_Exercise_
Skip any picture you find and retype all the remaining lines exactly.

_Material_
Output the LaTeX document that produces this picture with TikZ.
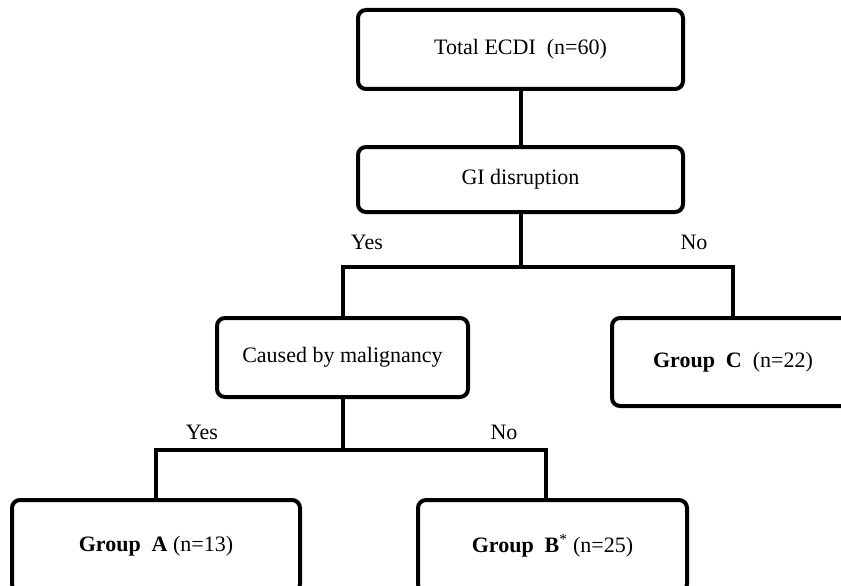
\documentclass[tikz,border=0pt]{standalone}
\usepackage{fontspec}
\setmainfont{Liberation Serif}
\begin{document}
\begin{tikzpicture}[x=1pt,y=1pt,
  box/.style={draw=black,line width=4pt,rounded corners=8pt,fill=white,
    inner sep=0pt,font=\fontsize{22}{26}\selectfont},
  lbl/.style={font=\fontsize{22}{26}\selectfont,inner sep=0pt},
  conn/.style={line width=4pt}]
\useasboundingbox (0,0) rectangle (841,-586);
\clip (0,0) rectangle (841,-586);
\node[box,minimum width=325pt,minimum height=79pt] (total) at (520.5,-49.5) {Total ECDI~~(n=60)};
\node[box,minimum width=325pt,minimum height=65pt] (gi) at (520.5,-179.5) {GI disruption};
\node[box,minimum width=251pt,minimum height=79pt] (mal) at (342.5,-357.5) {Caused by malignancy};
\node[box,minimum width=242pt,minimum height=88pt] (gc) at (733,-362) {\textbf{Group~~C}~~(n=22)};
\node[box,minimum width=288pt,minimum height=92pt] (ga) at (156,-546) {\textbf{Group~~A}~(n=13)};
\node[box,minimum width=269pt,minimum height=92pt] (gb) at (552.5,-546) {\textbf{Group~~B}\textsuperscript{*}~(n=25)};
\node[lbl] (yes1) at (367,-242) {Yes};
\node[lbl] (no1) at (694,-242) {No};
\node[lbl] (yes2) at (202,-432) {Yes};
\node[lbl] (no2) at (504,-432) {No};
\draw[conn] (total.south) -- (gi.north);
\draw[conn] (gi.south) -- ++(0,-53) coordinate (j1);
\draw[conn,line join=miter] (mal.north) |- (j1) -| (gc.north);
\draw[conn] (mal.south) -- ++(0,-51) coordinate (j2);
\coordinate (gbtop) at ([xshift=-6.5pt]gb.north);
\draw[conn,line join=miter] (ga.north) |- (j2) -| (gbtop);
\end{tikzpicture}
\end{document}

_Exercise output_
Output the LaTeX document that produces this picture with TikZ.
\documentclass[tikz,border=0pt]{standalone}
\usepackage{fontspec}
\setmainfont{Liberation Serif}
\begin{document}
\begin{tikzpicture}[x=1pt,y=1pt,
  box/.style={draw=black,line width=4pt,rounded corners=8pt,fill=white,
    inner sep=0pt,font=\fontsize{22}{26}\selectfont},
  lbl/.style={font=\fontsize{22}{26}\selectfont,inner sep=0pt},
  conn/.style={line width=4pt}]
\useasboundingbox (0,0) rectangle (841,-586);
\clip (0,0) rectangle (841,-586);
\node[box,minimum width=325pt,minimum height=79pt] (total) at (520.5,-49.5) {Total ECDI~~(n=60)};
\node[box,minimum width=325pt,minimum height=65pt] (gi) at (520.5,-179.5) {GI disruption};
\node[box,minimum width=251pt,minimum height=79pt] (mal) at (342.5,-357.5) {Caused by malignancy};
\node[box,minimum width=242pt,minimum height=88pt] (gc) at (733,-362) {\textbf{Group~~C}~~(n=22)};
\node[box,minimum width=288pt,minimum height=92pt] (ga) at (156,-546) {\textbf{Group~~A}~(n=13)};
\node[box,minimum width=269pt,minimum height=92pt] (gb) at (552.5,-546) {\textbf{Group~~B}\textsuperscript{*}~(n=25)};
\node[lbl] (yes1) at (367,-242) {Yes};
\node[lbl] (no1) at (694,-242) {No};
\node[lbl] (yes2) at (202,-432) {Yes};
\node[lbl] (no2) at (504,-432) {No};
\draw[conn] (total.south) -- (gi.north);
\draw[conn] (gi.south) -- ++(0,-53) coordinate (j1);
\draw[conn,line join=miter] (mal.north) |- (j1) -| (gc.north);
\draw[conn] (mal.south) -- ++(0,-51) coordinate (j2);
\coordinate (gbtop) at ([xshift=-6.5pt]gb.north);
\draw[conn,line join=miter] (ga.north) |- (j2) -| (gbtop);
\end{tikzpicture}
\end{document}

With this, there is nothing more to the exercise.